Continue a partir daqui **
Essas
relações não acontecem apenas nestas situações. Vemo-las nas relações amorosas.
Maridos exercem autoritarismo sobre suas esposas, a ponto de espancá-las.
Mulheres fazem o mesmo, a ponto de espancá-los (acreditem, até existe uma
associação de maridos que apanham da mulher. Só uma curiosidade). Namorados
proíbem a namorada disso ou aquilo... Namoradas fazem o mesmo. Pais fazem
sentir o peso de seu autoritarismo sobre filhos, sem ao menos explicarem por quê.
Crianças autoritárias humilham pais em público, mostrando ao mundo que eles não
têm competência para a maternidade ou paternidade. E depois de ver tanto
autoritarismo e sermos vítimas, e às vezes vitimadores, quando chegamos em casa
damos um chute no cachorro que vem nos abanando a cauda.

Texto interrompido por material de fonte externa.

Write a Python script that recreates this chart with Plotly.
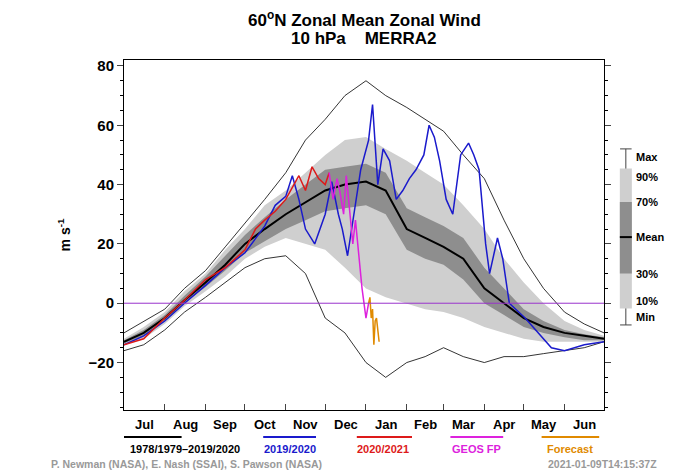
import plotly.graph_objects as go

# days since 1 July
env_days = [0, 15, 31, 46, 62, 77, 92, 107, 123, 138, 153, 168, 184, 199, 215,
            229, 243, 258, 274, 289, 304, 319, 335, 350, 365]
mean = [-13, -10, -5, 1, 7, 13, 20, 25, 30, 34, 38, 40, 41, 38, 25, 22, 19, 15, 5, 0, -5, -8, -10, -11, -12]
p70 = [-12.5, -9, -4, 2.5, 9, 16, 23, 29, 35, 40, 45, 46, 47, 44, 32, 29, 26, 22, 12, 5, -2, -6, -9, -10.5, -11.5]
p30 = [-13.5, -11, -6, 0, 5.5, 11, 17, 21, 25, 28, 31, 32, 33, 30, 18, 15, 13, 8, 0, -4, -8, -10, -11.5, -12.5, -12.5]
p90 = [-12, -8, -3, 4, 10, 18, 25, 33, 38, 44, 50, 55, 56, 52, 48, 44, 40, 33, 25, 15, 7, 0, -6, -9, -11]
p10 = [-14, -12, -7, -1, 4, 9, 15, 19, 22, 20, 18, 12, 5, 2, 0, -2, -3, -5, -8, -10, -12, -13, -13, -13, -13]
vmax = [-10, -6, -2, 5, 11, 19, 27, 35, 44, 55, 62, 70, 75, 70, 66, 62, 58, 50, 42, 28, 15, 5, -3, -7, -10]
vmin = [-16, -14, -9, -3, 2, 7, 12, 15, 16, 10, -5, -10, -20, -25, -20, -18, -15, -18, -20, -18, -18, -17, -16, -15, -13]

y1920_days = [0, 15, 31, 46, 62, 77, 92, 100, 107, 115, 123, 128, 133, 138, 145, 153, 158, 163, 166, 170,
              175, 180, 186, 189, 193, 197, 202, 207, 212, 217, 222, 228, 232, 236, 240, 245, 250,
              256, 262, 266, 270, 275, 278, 284, 288, 293, 305, 315, 325, 335, 350, 365]
y1920 = [-14, -11, -6, 0, 6, 12, 17, 22, 26, 33, 36, 43, 35, 25, 20, 30, 41, 30, 25, 16,
         30, 45, 55, 67, 40, 52, 48, 35, 38, 42, 45, 50, 60, 56, 48, 35, 30,
         50, 54, 50, 45, 20, 10, 22, 15, 0, -5, -10, -15, -16, -14, -13]

y2021_days = [0, 15, 31, 46, 62, 77, 92, 100, 107, 115, 123, 128, 133, 138, 143, 148, 153, 156]
y2021 = [-14, -12, -5, 1, 8, 12, 18, 25, 28, 31, 35, 39, 43, 38, 46, 42, 40, 44]

geos_days = [156, 159, 162, 164, 167, 169, 171, 174, 176, 179, 181, 184, 186]
geos = [44, 35, 42, 38, 30, 43, 34, 20, 28, 15, 5, -5, 0]

fc_days = [186, 187, 188, 189, 190, 191, 192, 193, 194]
fc = [0, 2, -5, -2, -14, -6, -5, -10, -13]

month_starts = [0, 31, 62, 92, 123, 153, 184, 215, 243, 274, 304, 335, 365]
months = ["Jul", "Aug", "Sep", "Oct", "Nov", "Dec", "Jan", "Feb", "Mar", "Apr", "May", "Jun"]

FONT = "Liberation Sans"
fig = go.Figure()


def band(lo, hi, color):
    fig.add_trace(go.Scatter(x=env_days, y=lo, mode="lines", line=dict(width=0), showlegend=False))
    fig.add_trace(go.Scatter(x=env_days, y=hi, mode="lines", line=dict(width=0),
                             fill="tonexty", fillcolor=color, showlegend=False))


band(p10, p90, "#cfcfcf")
band(p30, p70, "#8e8e8e")
fig.add_trace(go.Scatter(x=env_days, y=vmax, mode="lines", line=dict(color="black", width=0.8), showlegend=False))
fig.add_trace(go.Scatter(x=env_days, y=vmin, mode="lines", line=dict(color="black", width=0.8), showlegend=False))
fig.add_hline(y=0, line=dict(color="#9933cc", width=1))
fig.add_trace(go.Scatter(x=env_days, y=mean, mode="lines", line=dict(color="black", width=2), showlegend=False))
fig.add_trace(go.Scatter(x=y1920_days, y=y1920, mode="lines", line=dict(color="#1a1acc", width=1.5), showlegend=False))
fig.add_trace(go.Scatter(x=y2021_days, y=y2021, mode="lines", line=dict(color="#dd1a1a", width=1.5), showlegend=False))
fig.add_trace(go.Scatter(x=geos_days, y=geos, mode="lines", line=dict(color="#dd22dd", width=1.5), showlegend=False))
fig.add_trace(go.Scatter(x=fc_days, y=fc, mode="lines", line=dict(color="#e08a00", width=1.5), showlegend=False))

BOLD = dict(family=FONT, weight="bold")

# month labels
for i, m in enumerate(months):
    fig.add_annotation(x=(month_starts[i] + month_starts[i + 1]) / 2, y=-0.015, xref="x", yref="paper",
                       text=m, showarrow=False, xanchor="center", yanchor="top",
                       font=dict(size=13, color="black", **BOLD))

# bottom legend
leg = [("1978/1979\u20132019/2020", "black", 0.0, 0.12, 0.127), ("2019/2020", "#1a1acc", 0.29, 0.40, 0.345),
       ("2020/2021", "#dd1a1a", 0.485, 0.60, 0.54), ("GEOS FP", "#dd22dd", 0.68, 0.79, 0.735),
       ("Forecast", "#e08a00", 0.87, 0.99, 0.93)]
for txt, col, x0, x1, xc in leg:
    fig.add_shape(type="line", xref="paper", yref="paper", x0=x0, x1=x1,
                  y0=-0.077, y1=-0.077, line=dict(color=col, width=2))
    fig.add_annotation(x=xc, y=-0.11, xref="paper", yref="paper", text=txt, xanchor="center",
                       showarrow=False, yanchor="middle", font=dict(size=11, color=col, **BOLD))
fig.add_annotation(x=-0.156, y=-0.155, xref="paper", yref="paper", xanchor="left", yanchor="middle",
                   text="P. Newman (NASA), E. Nash (SSAI), S. Pawson (NASA)", showarrow=False,
                   font=dict(size=10.5, color="#999999", **BOLD))
fig.add_annotation(x=1.115, y=-0.155, xref="paper", yref="paper", xanchor="right", yanchor="middle",
                   text="2021-01-09T14:15:37Z", showarrow=False,
                   font=dict(size=10.5, color="#999999", **BOLD))

# right legend (box key)
KX0, KX1, KXC = 1.033, 1.058, 1.0455
fig.add_shape(type="line", xref="paper", yref="paper", x0=KXC, x1=KXC, y0=0.243, y1=0.746,
              line=dict(color="#444444", width=1))
for yy in (0.746, 0.243):
    fig.add_shape(type="line", xref="paper", yref="paper", x0=KXC - 0.012, x1=KXC + 0.012, y0=yy, y1=yy,
                  line=dict(color="#444444", width=1))
fig.add_shape(type="rect", xref="paper", yref="paper", x0=KX0, x1=KX1, y0=0.29, y1=0.69,
              fillcolor="#cfcfcf", line=dict(width=0))
fig.add_shape(type="rect", xref="paper", yref="paper", x0=KX0, x1=KX1, y0=0.39, y1=0.594,
              fillcolor="#8e8e8e", line=dict(width=0))
fig.add_shape(type="line", xref="paper", yref="paper", x0=KX0, x1=KX1, y0=0.494, y1=0.494,
              line=dict(color="black", width=2))
for txt, yy in [("Max", 0.746), ("90%", 0.69), ("70%", 0.594), ("Mean", 0.494), ("30%", 0.39),
                ("10%", 0.29), ("Min", 0.243)]:
    fig.add_annotation(x=1.062, y=yy, xref="paper", yref="paper", xanchor="left", text=txt,
                       showarrow=False, font=dict(size=11, color="black", **BOLD))

fig.add_annotation(x=0.5, y=1.117, xref="paper", yref="paper", xanchor="center", yanchor="middle",
                   showarrow=False, text="60<sup>o</sup>N Zonal Mean Zonal Wind",
                   font=dict(size=17, color="black", **BOLD))
fig.add_annotation(x=0.5, y=1.06, xref="paper", yref="paper", xanchor="center", yanchor="middle",
                   showarrow=False, text="10 hPa    MERRA2", font=dict(size=17, color="black", **BOLD))

# the page body adds an 8px offset, so the figure is drawn 8px smaller
fig.update_layout(
    width=692, height=465, margin=dict(l=116, r=96, t=52, b=63, autoexpand=False),
    plot_bgcolor="white", paper_bgcolor="white",
    font=dict(family=FONT, color="black"),
    xaxis=dict(range=[0, 365], tickvals=month_starts, showticklabels=False, ticks="inside",
               ticklen=6, showgrid=False, zeroline=False, showline=True, linecolor="black",
               mirror=True, linewidth=1),
    yaxis=dict(range=[-36, 82], tickvals=[-20, 0, 20, 40, 60, 80], ticks="outside", ticklen=6,
               showgrid=False, zeroline=False, showline=True, linecolor="black", mirror="ticks",
               linewidth=1, tickfont=dict(size=15, **BOLD),
               minor=dict(dtick=5, ticks="outside", ticklen=3, tickcolor="black"),
               title=dict(text="m s<sup>-1</sup>", font=dict(size=14, **BOLD), standoff=14)),
)
fig.write_html("out.html")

E pensar que se simplesmente ouvíssemos calmamente o que
o outro tem a dizer, ou disséssemos calmamente nossas necessidades, todas essas
relações se dissolveriam em soluções. Não quero o cargo de ninguém e nem mesmo
a função de ninguém. Não desejo nada que por natureza não seja meu e não venha
a mim por mérito, mas estou sempre disposto a emprestar minha competência para
ampliar a competência alheia em todos os níveis. Um chefe melhor me faz um
funcionário melhor. Um trabalho bem feito possibilita o sucesso de toda uma
equipe, de toda uma instituição. Mas, não. Os que exercem cargos e funções são
pressionados por outros e por outros e por outros, cada um exercendo o
autoritarismo que lhe cabe. Eles apenas gritam: Faça! Ou te demito! E o grito
vai descendo de cima para baixo até chegar no porteiro-segurança, que enfim, é
o que corre menos perigo.
Não é apenas a cultura autoritária que nos faz assim, é o
medo. O medo de falar, o medo de dialogar. Dialogar significa expor em bom tom
de voz as suas ideias e necessidades e ouvir o que o outro tem a dizer sobre
isso, e não gritar as suas frustrações. Por que o medo? Porque sabemos que
estamos numa sociedade autoritária, e há bem poucas chances de sermos ouvidos.
Tudo seria um pouco mais agradável se todos soubéssemos
efetivamente de nossas competências, se não tivéssemos medo de admitir falhas e
ignorâncias, se não tivéssemos medo de nos aliarmos ao outro para crescermos.
Ninguém cresce sozinho e ninguém cai sozinho. Mas é muito mais fácil crescer
fazendo todos crescerem juntos, trocando ideias, ventilando relações, sendo
cordiais sem subserviência.
Não sei exatamente onde tudo isso começou, mas se conseguimos
nos livrarmos da escravidão oficial, será que não conseguiríamos nos livrar da extraoficial?
Seria bom, não é? Sermos livres e beneficiarmos as pessoas com nossa liberdade.